U1DB is a syncable database. Any U1DB can be synced with any U1DB server; most U1DB implementations are capable of being run as a server. Synchronising brings both the server and the client up to date with one another; save data into a local U1DB whether online or offline, and then sync when online.

Pass an HTTP URL to sync with that server.

Synchronising databases which have been independently changed may produce conflicts. Read about the U1DB conflict policy and more about synchronising at Conflicts, Synchronisation, and Revisions.
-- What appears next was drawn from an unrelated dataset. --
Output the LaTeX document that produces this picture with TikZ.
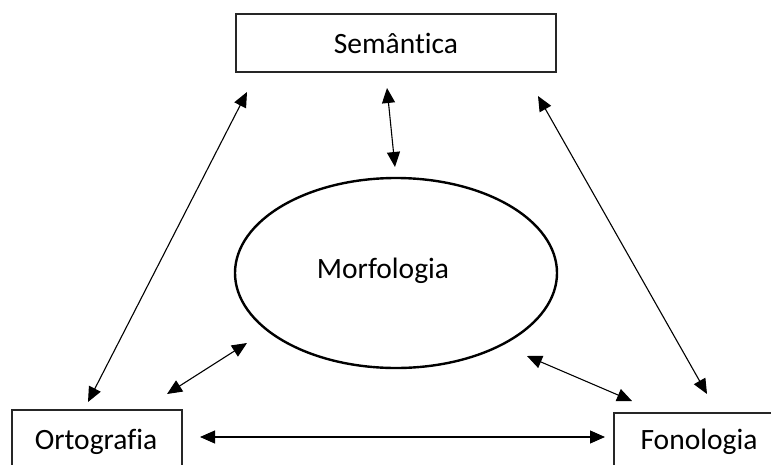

Running your own U1DB server is implementation-specific. The reference implementation is able to be run as a server.

Dealing with conflicts

Synchronising a database can result in conflicts; if your user changes the same document in two different places and then syncs again, that document will be ‘’in conflict’‘, meaning that it has incompatible changes. If this is the case, has_conflicts will be true, and put_doc to a conflicted doc will give a ConflictedDoc error. To get a list of conflicted versions of the document, do get_doc_conflicts(). Deciding what the final unconflicted document should look like is obviously specific to the user’s application; once decided, call resolve_doc() to resolve and set the final resolved content.

Synchronising Functions

footnotes

[1]Alternatively if a factory function was passed into u1db.open(), get_doc() will return whatever type of object the factory function returns.